**EXERCISE DIRECTIONS**
The exercise asks you to copy every line below in which "LaTeX" appears.

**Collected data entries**
--- Start ---

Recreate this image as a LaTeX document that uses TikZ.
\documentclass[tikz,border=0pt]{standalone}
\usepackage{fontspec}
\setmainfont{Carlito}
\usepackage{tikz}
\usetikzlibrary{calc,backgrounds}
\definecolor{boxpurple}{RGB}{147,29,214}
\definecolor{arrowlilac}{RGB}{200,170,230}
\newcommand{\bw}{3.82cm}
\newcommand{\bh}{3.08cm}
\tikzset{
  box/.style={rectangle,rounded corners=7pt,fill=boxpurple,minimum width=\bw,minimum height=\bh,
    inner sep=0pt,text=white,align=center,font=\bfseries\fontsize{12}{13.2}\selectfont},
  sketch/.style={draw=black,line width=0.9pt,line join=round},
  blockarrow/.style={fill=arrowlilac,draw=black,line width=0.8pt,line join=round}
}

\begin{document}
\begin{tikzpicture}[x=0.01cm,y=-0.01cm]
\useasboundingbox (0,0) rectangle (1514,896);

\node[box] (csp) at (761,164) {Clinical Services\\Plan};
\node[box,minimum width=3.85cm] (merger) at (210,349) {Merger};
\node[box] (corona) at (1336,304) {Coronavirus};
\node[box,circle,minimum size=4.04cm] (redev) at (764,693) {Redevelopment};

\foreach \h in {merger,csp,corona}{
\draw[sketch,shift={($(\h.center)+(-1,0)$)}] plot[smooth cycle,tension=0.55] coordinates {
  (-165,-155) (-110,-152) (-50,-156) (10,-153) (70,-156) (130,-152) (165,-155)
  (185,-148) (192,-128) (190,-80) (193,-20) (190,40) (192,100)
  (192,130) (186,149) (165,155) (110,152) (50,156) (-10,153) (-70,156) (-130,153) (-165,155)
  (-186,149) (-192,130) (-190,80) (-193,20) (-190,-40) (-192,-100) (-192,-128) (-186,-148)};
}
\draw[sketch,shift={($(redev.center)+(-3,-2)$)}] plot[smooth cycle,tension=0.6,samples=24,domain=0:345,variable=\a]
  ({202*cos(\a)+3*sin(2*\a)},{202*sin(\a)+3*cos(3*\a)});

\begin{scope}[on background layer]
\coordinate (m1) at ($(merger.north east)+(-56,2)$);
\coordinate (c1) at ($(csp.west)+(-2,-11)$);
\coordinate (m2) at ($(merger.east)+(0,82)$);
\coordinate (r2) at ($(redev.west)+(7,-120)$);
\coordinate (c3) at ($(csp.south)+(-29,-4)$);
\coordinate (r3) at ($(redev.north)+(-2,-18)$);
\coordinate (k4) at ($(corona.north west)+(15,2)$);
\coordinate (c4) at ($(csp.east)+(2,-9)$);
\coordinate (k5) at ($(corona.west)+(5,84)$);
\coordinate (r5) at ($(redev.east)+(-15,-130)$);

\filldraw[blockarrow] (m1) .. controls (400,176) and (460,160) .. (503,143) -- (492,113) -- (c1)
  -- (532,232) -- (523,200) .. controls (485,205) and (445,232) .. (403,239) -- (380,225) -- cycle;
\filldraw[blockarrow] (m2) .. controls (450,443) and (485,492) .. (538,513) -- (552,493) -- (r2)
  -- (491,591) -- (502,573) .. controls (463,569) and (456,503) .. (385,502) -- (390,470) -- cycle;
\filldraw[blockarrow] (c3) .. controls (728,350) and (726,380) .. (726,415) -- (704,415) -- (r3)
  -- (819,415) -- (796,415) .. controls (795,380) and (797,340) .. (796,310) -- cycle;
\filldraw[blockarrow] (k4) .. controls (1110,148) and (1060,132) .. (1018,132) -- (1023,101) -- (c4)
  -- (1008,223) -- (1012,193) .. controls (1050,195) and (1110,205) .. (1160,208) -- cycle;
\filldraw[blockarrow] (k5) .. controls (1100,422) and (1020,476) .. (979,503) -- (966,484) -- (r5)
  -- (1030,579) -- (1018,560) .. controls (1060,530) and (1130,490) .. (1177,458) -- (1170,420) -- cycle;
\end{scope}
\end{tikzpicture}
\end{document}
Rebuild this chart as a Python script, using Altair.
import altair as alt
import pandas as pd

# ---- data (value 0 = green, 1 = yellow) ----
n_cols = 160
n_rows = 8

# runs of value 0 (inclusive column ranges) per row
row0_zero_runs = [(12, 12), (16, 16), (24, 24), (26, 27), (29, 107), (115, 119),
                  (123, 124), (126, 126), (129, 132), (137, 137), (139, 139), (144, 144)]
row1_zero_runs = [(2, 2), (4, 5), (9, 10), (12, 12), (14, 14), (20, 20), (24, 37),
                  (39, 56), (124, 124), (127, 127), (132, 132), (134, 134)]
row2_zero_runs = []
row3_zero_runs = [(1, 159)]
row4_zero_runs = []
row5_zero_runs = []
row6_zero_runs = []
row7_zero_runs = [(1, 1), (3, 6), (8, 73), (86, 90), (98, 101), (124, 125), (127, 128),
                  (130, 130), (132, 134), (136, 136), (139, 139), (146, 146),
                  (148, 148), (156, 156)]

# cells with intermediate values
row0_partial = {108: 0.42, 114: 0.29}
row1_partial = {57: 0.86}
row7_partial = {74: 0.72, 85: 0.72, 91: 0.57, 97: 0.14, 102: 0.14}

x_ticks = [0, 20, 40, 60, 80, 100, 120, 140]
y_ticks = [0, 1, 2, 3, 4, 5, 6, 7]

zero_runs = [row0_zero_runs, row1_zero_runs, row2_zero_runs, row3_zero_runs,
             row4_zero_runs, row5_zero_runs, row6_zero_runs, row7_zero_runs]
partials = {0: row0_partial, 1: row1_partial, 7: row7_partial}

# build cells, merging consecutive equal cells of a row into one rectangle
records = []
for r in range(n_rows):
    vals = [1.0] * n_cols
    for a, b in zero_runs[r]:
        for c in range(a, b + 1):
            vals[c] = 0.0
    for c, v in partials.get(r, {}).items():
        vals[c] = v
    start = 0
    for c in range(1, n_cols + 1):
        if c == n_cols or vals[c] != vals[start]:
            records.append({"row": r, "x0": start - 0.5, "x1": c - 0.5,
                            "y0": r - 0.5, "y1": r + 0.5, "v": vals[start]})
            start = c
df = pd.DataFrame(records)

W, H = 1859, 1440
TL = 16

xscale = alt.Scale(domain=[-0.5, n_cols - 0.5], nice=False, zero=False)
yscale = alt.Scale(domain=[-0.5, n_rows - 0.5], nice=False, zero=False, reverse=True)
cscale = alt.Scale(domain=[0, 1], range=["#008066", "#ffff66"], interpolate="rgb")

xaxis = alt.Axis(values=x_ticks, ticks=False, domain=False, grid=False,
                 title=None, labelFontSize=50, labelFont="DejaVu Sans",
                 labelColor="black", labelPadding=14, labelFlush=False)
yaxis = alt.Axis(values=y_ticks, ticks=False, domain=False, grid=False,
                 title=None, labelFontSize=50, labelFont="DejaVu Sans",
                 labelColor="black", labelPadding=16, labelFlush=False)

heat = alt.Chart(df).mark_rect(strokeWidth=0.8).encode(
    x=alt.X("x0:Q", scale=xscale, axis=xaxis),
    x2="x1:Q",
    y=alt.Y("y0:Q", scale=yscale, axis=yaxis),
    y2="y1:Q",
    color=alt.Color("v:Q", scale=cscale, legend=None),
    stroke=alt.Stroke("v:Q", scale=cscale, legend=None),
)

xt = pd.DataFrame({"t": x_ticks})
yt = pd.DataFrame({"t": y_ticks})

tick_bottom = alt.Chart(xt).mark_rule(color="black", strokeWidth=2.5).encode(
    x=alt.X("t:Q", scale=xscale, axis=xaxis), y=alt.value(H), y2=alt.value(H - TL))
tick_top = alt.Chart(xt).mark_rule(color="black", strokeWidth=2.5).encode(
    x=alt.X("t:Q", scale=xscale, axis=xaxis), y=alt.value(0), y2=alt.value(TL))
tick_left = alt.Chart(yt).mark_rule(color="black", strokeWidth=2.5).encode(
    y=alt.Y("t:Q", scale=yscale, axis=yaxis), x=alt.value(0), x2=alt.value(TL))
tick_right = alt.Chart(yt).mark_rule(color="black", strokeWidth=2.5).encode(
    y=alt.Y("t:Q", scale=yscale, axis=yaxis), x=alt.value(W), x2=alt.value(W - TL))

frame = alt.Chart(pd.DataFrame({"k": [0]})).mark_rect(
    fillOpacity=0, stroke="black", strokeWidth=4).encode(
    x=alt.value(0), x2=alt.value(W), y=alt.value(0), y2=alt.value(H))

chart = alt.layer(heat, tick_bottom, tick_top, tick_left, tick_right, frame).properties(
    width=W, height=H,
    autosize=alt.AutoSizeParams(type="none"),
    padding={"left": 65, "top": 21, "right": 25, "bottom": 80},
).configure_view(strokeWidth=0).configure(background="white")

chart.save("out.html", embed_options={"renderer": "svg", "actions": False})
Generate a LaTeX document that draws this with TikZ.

--- End ---

**RESULT**
Recreate this image as a LaTeX document that uses TikZ.
Generate a LaTeX document that draws this with TikZ.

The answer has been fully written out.